Industry thought leaders
Bloggers are a force that should not be ignored. Who is writing about your industry? Who are your customers reading? Here again is where that mutually beneficial relationship comes in. Contact the biggest bloggers in your industry and offer a discount to their readers.

Your friends’ friends
A referral and recommendation program is the most under-utilized strategy out there. Tell your best customers to refer a friend. Then, when the new customer signs up for an account, allow them to type in the email address of the person who recommended them. They then both get a special offer. It’s like having a loyalty program and new customer program combined. It sounds complicated.
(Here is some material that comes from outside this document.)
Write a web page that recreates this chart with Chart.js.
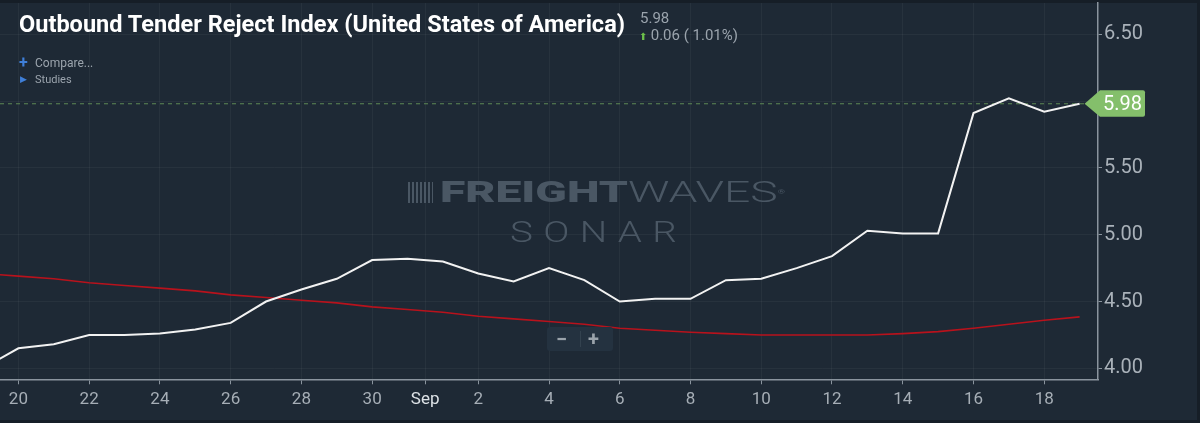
<!DOCTYPE html>
<html><head><meta charset="utf-8">
<script src="https://cdn.jsdelivr.net/npm/chart.js@4.4.0/dist/chart.umd.min.js"></script>
<style>
html,body{margin:0;padding:0;background:#1e2935;}
#wrap{position:relative;width:1200px;height:423px;overflow:hidden;background:#1e2935;}
#c{position:absolute;left:0;top:0;width:1200px;height:423px;}
.t{position:absolute;white-space:nowrap;transform-origin:0 0;font-family:Roboto,sans-serif;}
#btn{position:absolute;left:547px;top:327px;width:66px;height:24px;background:#243240;border-radius:3px;}
</style></head><body>
<div id="wrap">
<canvas id="c" width="1200" height="423"></canvas>
<div class="t" id="title" style="left:19px;top:12px;font-weight:700;font-size:24px;line-height:24px;color:#ffffff;">Outbound Tender Reject Index (United States of America)</div>
<div class="t" style="left:640px;top:11px;font-size:15px;line-height:15px;color:#9ba4ad;">5.98</div>
<div class="t" style="left:639px;top:28px;font-size:15px;line-height:15px;color:#9ba4ad;"><span style="color:#6cc04a;font-size:10px;">&#11014;</span> 0.06 ( 1.01%)</div>
<div class="t" style="left:19px;top:55px;font-size:16px;line-height:16px;color:#3f7fd8;font-weight:700;">+</div>
<div class="t" style="left:35px;top:56px;font-size:12px;line-height:14px;color:#9ba4ad;">Compare...</div>
<div class="t" style="left:20px;top:74px;font-size:9px;line-height:11px;color:#3f7fd8;">&#9654;</div>
<div class="t" style="left:35px;top:74px;font-size:11px;line-height:12px;color:#9ba4ad;">Studies</div>
<div class="t" id="wmIcon" style="left:408px;top:182px;width:25px;height:21px;background:repeating-linear-gradient(90deg,#4a5764 0 2px,transparent 2px 4px);"></div>
<div class="t" id="wm1" style="left:440px;top:177px;font-size:30px;line-height:30px;color:#4a5764;"><span style="font-weight:900;">FREIGHT</span><span style="font-weight:300;">WAVES</span><span style="font-size:6px;vertical-align:top;">&#174;</span></div>
<div class="t" id="wm2" style="left:510px;top:217px;font-size:30px;line-height:30px;font-weight:300;letter-spacing:8px;color:#4a5764;">SONAR</div>
<div id="btn"></div>
<div class="t" style="left:556px;top:328px;font-size:20px;line-height:22px;font-weight:700;color:#9aa3ab;">&#8722;</div>
<div style="position:absolute;left:580px;top:331px;width:1px;height:16px;background:#33424f;"></div>
<div class="t" style="left:588px;top:328px;font-size:20px;line-height:22px;font-weight:700;color:#9aa3ab;">+</div>
</div>
<script>
// ---- data ----
const days = ['Aug 19','Aug 20','Aug 21','Aug 22','Aug 23','Aug 24','Aug 25','Aug 26','Aug 27','Aug 28','Aug 29','Aug 30','Aug 31',
  'Sep 1','Sep 2','Sep 3','Sep 4','Sep 5','Sep 6','Sep 7','Sep 8','Sep 9','Sep 10','Sep 11','Sep 12','Sep 13','Sep 14','Sep 15','Sep 16','Sep 17','Sep 18','Sep 19'];
const otri = [4.00,4.15,4.18,4.25,4.25,4.26,4.29,4.34,4.50,4.59,4.67,4.81,4.82,
  4.80,4.71,4.65,4.75,4.66,4.50,4.52,4.52,4.66,4.67,4.75,4.84,5.03,5.01,5.01,5.91,6.02,5.92,5.98];
const movingAvg = [4.71,4.69,4.67,4.64,4.62,4.60,4.58,4.55,4.53,4.51,4.49,4.46,4.44,
  4.42,4.39,4.37,4.35,4.33,4.30,4.285,4.27,4.26,4.25,4.25,4.25,4.25,4.26,4.275,4.30,4.33,4.36,4.385];
// x ticks (day offset from Aug 20) and their labels
const xTickPos = [0,2,4,6,8,10,11.5,13,15,17,19,21,23,25,27,29];
const xTickLabels = ['20','22','24','26','28','30','Sep','2','4','6','8','10','12','14','16','18'];
const yTicks = [4.00,4.50,5.00,5.50,6.00,6.50];
const lastValue = 5.98;

// fit title / watermark widths
function fit(id, w){const e=document.getElementById(id);const a=e.getBoundingClientRect().width;e.style.transform='scaleX('+(w/a)+')';}
fit('title',606); fit('wm1',345); fit('wm2',177);

const toPts = arr => arr.map((v,i)=>({x:i-1,y:v}));

const bgPlugin = {id:'bg', beforeDraw(ch){const c=ch.ctx;c.save();c.fillStyle='#1e2935';c.fillRect(0,0,1200,423);
  c.fillStyle='#161e27';c.fillRect(0,0,1200,3);c.fillRect(0,420,1200,3);c.fillRect(1197,0,3,423);c.restore();}};
const lastPlugin = {id:'last',
  beforeDatasetsDraw(ch){const c=ch.ctx,y=ch.scales.y.getPixelForValue(lastValue),a=ch.chartArea;
    c.save();c.strokeStyle='#5e8a55';c.lineWidth=1;c.setLineDash([4,4]);c.beginPath();c.moveTo(a.left,y);c.lineTo(a.right,y);c.stroke();c.restore();},
  afterDraw(ch){const c=ch.ctx,y=ch.scales.y.getPixelForValue(lastValue),a=ch.chartArea;
    const tip=ch.scales.x.getPixelForValue(30)+5, l=a.right+2, r=1145, t=y-13.5, b=y+13;
    c.save();c.fillStyle='#84bf6b';c.beginPath();c.moveTo(tip,y);c.lineTo(l,t);c.lineTo(r-2,t);c.quadraticCurveTo(r,t,r,t+2);
    c.lineTo(r,b-2);c.quadraticCurveTo(r,b,r-2,b);c.lineTo(l,b);c.closePath();c.fill();
    c.fillStyle='#ffffff';c.font='20px Roboto';c.textBaseline='middle';c.textAlign='left';c.fillText(lastValue.toFixed(2),l+3,y+1);c.restore();}};

new Chart(document.getElementById('c'),{
  type:'line',
  data:{datasets:[
    {label:'OTRI',data:toPts(otri),borderColor:'#f2f2f2',borderWidth:2,pointRadius:0,tension:0},
    {label:'Average',data:toPts(movingAvg),borderColor:'#b8121c',borderWidth:1.6,pointRadius:0,tension:0}
  ]},
  options:{
    responsive:false,animation:false,devicePixelRatio:1,
    layout:{padding:{top:3,left:0,right:0,bottom:0}},
    plugins:{legend:{display:false},tooltip:{enabled:false}},
    scales:{
      x:{type:'linear',min:-0.52,max:30.52,
        afterBuildTicks:s=>{s.ticks=xTickPos.map(v=>({value:v}));},
        afterFit:s=>{s.height=43.7;s.paddingLeft=0;s.paddingRight=0;},
        grid:{color:'rgba(255,255,255,0.045)',tickColor:'#8a949e',tickLength:5,lineWidth:1},
        border:{color:'#8a949e',width:1.5},
        ticks:{autoSkip:false,maxRotation:0,padding:5,font:{family:'Roboto',size:17},
          color:c=>c.tick&&c.tick.value===11.5?'#dde2e6':'#a6aeb6',
          callback:v=>{const i=xTickPos.indexOf(v);return i>=0?xTickLabels[i]:'';}}
      },
      y:{position:'right',min:3.918,max:6.734,
        afterBuildTicks:s=>{s.ticks=yTicks.map(v=>({value:v}));},
        afterFit:s=>{s.width=102;s.paddingTop=0;s.paddingBottom=0;},
        grid:{color:'rgba(255,255,255,0.045)',tickColor:'#8a949e',tickLength:4,lineWidth:1},
        border:{color:'#8a949e',width:1.5},
        ticks:{padding:2,font:{family:'Roboto',size:20},color:'#a9b1b9',
          callback:v=>v.toFixed(2)}
      }
    }
  },
  plugins:[bgPlugin,lastPlugin]
});
</script>
</body></html>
It’s the exact kind of hair-brained idea that marketers come up with that make the IT department want to run screaming away from their stand-up desks. But if thought through in like, a flow chart, or something you learned in biz school, or by Googling it, it can be done easily.

And, everything else
Let’s go old school. Print ad, radio ad, web banner ad, sugar cookies frosted with your message, sky writing…go crazy. Advertise your “new customer discount” anywhere you want, anywhere that works for you. You don’t have to get custom and high-tech, you can simply state that your offer is for “new customers only.” No way! Way…

These strategies can give your marketing campaigns and therefore online revenue that gas-station-convenience-store-front-counter-energy-drink-type boost that you need going in to your annual review. Try one or a couple, they work even better when you mix and match.